2. Description of the Prior Art
As semiconductor devices become finer and more highly integrated in recent years, circuit interconnections become thinner and the distances between those interconnections also become smaller. Photolithographic processes for producing circuits in integrated semiconductor devices of that type require a flat image-focusing plane for a stepper device because the depth of focus of the light beam is narrow. Therefore, it is necessary to planarize the s of semiconductor wafers. One proposal to planarize semiconductor wafers to a flat finish has been to use a chemical-mechanical polishing (CMP) apparatus for polishing a semiconductor wafer. The CMP apparatus polishes the semiconductor wafer by pressing the semiconductor wafer held by a carrier against an abrasive cloth while supplying an abrasive solution containing abrasive grain to the abrasive cloth which is attached to a rotating turntable.

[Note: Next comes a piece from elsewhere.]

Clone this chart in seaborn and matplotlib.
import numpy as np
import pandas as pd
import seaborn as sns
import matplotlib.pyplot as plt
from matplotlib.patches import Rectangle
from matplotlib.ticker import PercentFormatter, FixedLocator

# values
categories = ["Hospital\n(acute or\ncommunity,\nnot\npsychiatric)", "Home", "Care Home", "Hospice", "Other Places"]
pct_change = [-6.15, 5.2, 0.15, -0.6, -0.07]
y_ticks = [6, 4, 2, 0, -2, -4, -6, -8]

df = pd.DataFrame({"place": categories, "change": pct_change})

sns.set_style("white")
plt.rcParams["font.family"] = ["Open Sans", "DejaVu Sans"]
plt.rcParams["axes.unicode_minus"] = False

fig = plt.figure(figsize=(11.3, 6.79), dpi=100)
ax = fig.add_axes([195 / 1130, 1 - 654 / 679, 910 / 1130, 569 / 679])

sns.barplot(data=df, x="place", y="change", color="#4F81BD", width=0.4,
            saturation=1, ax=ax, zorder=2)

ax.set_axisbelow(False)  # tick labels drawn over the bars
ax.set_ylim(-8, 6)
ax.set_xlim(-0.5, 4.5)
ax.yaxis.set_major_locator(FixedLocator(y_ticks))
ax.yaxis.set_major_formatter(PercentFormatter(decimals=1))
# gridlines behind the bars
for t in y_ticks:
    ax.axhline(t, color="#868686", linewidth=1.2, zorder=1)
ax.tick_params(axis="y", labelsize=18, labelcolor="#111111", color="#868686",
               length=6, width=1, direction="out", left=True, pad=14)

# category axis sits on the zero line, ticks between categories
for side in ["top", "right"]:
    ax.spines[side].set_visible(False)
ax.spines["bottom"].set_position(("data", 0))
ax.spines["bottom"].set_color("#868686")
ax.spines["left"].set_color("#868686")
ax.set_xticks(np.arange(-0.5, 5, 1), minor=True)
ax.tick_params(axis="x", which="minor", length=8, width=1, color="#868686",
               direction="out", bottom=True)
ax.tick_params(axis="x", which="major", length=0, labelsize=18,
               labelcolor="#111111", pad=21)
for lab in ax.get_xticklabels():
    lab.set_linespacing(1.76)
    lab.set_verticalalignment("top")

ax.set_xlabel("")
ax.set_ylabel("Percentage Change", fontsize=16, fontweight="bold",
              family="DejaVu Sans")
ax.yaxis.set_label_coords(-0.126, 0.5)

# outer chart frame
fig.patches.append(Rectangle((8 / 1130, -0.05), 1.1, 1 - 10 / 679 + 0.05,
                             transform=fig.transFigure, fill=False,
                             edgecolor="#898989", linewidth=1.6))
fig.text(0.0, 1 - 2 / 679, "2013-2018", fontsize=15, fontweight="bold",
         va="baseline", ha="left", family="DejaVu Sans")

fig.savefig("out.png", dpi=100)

One such CMP polishing unit comprises an abrasive table rotatable in a plane, and a carrier for pressing a surface of a workpiece to be polished against the abrasive table. To the polishing unit, there are added a storage device for storing workpieces, a cleaning device for cleaning the workpieces which have been polished by the polishing unit, a reversing device disposed adjacent to the storage device, and a delivery device for delivering workpieces between the storage device, the cleaning device, and the reversing device.

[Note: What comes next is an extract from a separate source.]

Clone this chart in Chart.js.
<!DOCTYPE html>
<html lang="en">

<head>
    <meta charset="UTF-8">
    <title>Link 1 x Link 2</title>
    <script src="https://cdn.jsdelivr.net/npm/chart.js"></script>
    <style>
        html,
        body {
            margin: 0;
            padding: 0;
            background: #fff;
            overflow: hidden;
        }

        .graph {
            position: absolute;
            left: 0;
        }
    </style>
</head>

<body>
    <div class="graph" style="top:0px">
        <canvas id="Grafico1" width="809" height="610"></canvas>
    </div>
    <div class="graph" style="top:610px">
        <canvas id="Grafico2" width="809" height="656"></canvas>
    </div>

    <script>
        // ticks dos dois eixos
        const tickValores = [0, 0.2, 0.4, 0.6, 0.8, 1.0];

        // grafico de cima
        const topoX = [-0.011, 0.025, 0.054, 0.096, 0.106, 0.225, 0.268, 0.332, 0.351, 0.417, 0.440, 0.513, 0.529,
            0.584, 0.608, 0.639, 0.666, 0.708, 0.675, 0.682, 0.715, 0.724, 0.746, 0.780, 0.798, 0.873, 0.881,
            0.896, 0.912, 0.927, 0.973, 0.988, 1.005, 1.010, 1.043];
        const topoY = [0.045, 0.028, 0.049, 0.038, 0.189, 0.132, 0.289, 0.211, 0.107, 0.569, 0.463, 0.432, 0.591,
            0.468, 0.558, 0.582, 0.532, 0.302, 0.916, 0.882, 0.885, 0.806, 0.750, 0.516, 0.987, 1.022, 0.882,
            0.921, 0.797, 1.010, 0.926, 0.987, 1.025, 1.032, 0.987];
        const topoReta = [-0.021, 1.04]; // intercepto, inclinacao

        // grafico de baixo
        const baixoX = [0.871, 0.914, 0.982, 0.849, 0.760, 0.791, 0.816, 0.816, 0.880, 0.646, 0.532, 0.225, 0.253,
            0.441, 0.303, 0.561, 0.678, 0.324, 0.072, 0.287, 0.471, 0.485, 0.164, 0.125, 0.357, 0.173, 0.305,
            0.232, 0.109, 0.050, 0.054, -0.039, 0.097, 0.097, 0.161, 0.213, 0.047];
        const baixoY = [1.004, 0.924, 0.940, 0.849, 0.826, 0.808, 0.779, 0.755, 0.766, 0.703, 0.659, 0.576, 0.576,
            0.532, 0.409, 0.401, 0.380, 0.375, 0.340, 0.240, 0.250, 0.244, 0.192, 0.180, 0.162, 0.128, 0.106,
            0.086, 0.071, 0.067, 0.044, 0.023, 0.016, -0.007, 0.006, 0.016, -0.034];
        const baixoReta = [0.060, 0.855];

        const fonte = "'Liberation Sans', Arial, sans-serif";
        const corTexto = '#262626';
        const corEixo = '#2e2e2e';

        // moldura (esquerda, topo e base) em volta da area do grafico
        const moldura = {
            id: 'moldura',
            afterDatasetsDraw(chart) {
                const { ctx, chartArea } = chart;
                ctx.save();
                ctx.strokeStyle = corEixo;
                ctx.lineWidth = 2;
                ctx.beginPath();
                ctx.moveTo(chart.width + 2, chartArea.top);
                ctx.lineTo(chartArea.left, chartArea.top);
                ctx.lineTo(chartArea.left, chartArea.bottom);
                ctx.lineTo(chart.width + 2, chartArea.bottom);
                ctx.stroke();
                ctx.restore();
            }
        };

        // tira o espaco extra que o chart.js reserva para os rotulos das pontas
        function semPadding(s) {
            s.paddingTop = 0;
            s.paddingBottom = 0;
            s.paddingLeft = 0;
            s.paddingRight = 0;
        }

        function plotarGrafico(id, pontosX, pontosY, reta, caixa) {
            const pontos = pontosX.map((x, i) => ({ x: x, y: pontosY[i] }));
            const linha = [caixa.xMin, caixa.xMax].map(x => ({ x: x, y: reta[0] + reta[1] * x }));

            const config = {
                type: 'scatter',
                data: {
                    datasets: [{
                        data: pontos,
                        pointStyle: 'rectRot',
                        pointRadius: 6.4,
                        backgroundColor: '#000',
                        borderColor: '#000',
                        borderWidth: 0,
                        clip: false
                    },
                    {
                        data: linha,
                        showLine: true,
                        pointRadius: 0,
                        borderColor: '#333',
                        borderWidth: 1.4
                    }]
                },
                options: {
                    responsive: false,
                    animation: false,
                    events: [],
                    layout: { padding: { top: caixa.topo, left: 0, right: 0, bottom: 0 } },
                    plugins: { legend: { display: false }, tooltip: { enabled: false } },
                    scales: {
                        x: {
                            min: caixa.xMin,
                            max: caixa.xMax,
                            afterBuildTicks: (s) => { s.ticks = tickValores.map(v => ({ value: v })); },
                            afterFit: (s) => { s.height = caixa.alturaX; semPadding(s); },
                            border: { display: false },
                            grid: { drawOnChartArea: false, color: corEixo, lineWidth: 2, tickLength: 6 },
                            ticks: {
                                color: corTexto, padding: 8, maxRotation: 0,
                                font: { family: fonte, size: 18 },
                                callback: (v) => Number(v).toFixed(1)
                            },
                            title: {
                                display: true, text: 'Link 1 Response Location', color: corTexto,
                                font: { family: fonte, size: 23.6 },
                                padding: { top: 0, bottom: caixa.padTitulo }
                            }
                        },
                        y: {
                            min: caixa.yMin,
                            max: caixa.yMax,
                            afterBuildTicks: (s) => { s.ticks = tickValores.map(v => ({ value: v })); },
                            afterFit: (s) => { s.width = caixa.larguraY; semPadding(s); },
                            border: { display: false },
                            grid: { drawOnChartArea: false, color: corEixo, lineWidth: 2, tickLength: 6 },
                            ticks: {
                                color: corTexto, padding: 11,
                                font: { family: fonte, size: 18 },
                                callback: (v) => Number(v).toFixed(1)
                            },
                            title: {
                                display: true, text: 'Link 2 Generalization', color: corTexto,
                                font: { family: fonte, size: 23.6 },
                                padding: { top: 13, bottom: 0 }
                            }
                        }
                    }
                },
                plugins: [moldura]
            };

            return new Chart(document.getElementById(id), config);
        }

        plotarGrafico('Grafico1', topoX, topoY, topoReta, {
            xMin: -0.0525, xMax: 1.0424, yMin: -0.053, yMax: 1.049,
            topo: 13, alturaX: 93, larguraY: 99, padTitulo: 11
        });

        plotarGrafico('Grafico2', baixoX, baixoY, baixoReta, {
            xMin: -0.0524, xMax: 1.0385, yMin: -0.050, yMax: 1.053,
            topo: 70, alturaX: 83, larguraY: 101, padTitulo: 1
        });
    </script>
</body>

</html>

FIG. 7 of the accompanying drawings shows a conventional CMP apparatus. As shown in FIG. 7, the conventional CMP apparatus comprises: a pair of storage devices 100a, 100b for storing workpieces; a pair of polishing units 106a, 106b each having a turntable 102 and a top ring 104; a plurality of cleaning devices 108a-108d for cleaning and drying the workpieces which have been polished by the polishing units 106a, 106b; a delivery device 110 for delivering workpieces between the storage devices 100a, 100b, the polishing units 106a, 106b, and the cleaning devices 108a-108d; and a pair of reversing devices 112a, 112b for reversing an orientation of each of the workpieces. The components of the polishing apparatus are arranged in a chamber defined by a frame in the form of a rectangular parallelepiped. The components are arranged in view of an overall flow of the processing operation and the direction in which workpieces are delivered. The components are enclosed by a single cover forming a chamber which is air-conditioned such that air flows downwardly in the chamber.

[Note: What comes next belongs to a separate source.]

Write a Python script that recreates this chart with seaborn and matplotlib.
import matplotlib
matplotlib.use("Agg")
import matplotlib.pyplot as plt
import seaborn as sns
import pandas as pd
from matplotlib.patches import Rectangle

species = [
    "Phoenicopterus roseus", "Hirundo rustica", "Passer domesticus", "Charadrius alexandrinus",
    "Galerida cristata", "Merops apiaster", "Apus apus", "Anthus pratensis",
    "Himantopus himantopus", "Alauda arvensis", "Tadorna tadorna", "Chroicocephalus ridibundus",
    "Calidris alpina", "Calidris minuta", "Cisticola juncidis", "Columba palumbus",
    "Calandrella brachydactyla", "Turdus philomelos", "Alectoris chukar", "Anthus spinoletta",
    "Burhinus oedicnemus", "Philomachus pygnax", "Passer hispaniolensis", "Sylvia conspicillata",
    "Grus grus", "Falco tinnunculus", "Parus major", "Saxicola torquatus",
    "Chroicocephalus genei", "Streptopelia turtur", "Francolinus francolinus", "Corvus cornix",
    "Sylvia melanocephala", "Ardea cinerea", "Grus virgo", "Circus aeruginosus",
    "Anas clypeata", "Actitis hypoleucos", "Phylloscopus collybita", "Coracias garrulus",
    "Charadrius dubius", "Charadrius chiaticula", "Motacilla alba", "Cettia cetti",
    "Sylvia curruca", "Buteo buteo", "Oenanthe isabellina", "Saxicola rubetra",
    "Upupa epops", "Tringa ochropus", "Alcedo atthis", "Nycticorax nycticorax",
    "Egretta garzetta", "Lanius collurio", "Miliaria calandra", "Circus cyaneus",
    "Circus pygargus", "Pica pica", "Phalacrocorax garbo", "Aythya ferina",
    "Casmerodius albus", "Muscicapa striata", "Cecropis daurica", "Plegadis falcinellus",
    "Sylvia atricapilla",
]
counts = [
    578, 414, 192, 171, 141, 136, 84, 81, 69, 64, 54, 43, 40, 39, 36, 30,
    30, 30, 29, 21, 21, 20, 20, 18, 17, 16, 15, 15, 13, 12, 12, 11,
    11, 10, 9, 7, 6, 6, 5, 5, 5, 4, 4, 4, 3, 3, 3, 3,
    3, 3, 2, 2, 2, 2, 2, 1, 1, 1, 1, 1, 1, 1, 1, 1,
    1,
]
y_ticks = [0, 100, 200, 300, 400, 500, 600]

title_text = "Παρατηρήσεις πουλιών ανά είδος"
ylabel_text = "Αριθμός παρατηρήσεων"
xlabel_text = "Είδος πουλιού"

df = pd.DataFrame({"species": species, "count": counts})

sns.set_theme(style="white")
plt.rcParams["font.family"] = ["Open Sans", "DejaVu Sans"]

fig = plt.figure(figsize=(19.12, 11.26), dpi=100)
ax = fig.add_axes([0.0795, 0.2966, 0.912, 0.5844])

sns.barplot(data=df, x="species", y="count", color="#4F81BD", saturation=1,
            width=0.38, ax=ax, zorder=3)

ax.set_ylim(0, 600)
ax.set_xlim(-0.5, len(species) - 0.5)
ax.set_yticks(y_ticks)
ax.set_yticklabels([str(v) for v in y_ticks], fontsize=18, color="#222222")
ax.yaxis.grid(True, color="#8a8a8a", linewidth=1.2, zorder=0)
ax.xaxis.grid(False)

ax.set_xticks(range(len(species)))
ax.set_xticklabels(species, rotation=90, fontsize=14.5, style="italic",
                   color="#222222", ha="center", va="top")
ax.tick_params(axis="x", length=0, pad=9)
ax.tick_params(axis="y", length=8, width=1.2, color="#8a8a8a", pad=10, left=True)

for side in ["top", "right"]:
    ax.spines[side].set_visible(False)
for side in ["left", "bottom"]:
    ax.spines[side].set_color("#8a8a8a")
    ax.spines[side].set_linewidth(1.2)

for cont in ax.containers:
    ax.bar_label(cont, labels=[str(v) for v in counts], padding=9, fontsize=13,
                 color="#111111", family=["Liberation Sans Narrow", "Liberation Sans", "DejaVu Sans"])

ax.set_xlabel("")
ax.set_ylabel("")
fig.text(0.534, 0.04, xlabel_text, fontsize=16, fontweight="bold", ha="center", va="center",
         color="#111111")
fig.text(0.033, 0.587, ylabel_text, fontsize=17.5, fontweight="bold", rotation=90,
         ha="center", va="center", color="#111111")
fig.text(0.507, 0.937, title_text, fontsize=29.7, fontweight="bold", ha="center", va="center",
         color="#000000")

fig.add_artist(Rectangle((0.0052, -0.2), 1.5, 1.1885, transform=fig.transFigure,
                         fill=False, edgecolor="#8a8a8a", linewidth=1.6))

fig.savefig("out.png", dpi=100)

Since the polishing apparatus shown in FIG. 7 has two polishing units, it can be used to polish compound semiconductor wafers in multiple stages using different abrasive solutions while preventing compound semiconductor wafers from being contaminated by an abrasive solution used in a previous stage. Consequently, a reduction in the quality and yield of polished semiconductor wafers is avoided. If the polishing apparatus shown in FIG. 7 is used to polish semiconductor wafers in a single stage, then semiconductor wafers may be polished simultaneously by the two polishing units, thereby increasing throughput.
In the conventional polishing apparatus, the various components are accommodated in one chamber. Therefore, air may flow between a polishing process having a relatively low requirement for clean air and a final cleaning process having a relatively high requirements for clean air. For example, small particles which may comprise splashed abrasive solution and removed wafer material tend to flow from a polishing unit to a cleaning device, contaminating the cleaning device. Furthermore, because those semiconductor wafers which have been polished, cleaned, and dried are delivered to the storage devices 100a, 100b by the delivery device 110, when the delivery device 110 is contaminated, then the semiconductor wafers that are carried by the delivery device 110 are also contaminated. If the requirement for clean air in the chamber as a whole must be increased in order to avoid undesirable contamination, then the air-conditioning unit used needs to have an increased capability. This results in an increase in the cost of the facility and the operation cost. One solution would be to partition the various different processes into compartments. However, the partitioned processes could not easily be accessed by human operators so that it would become difficult to inspect and service the components in the compartments.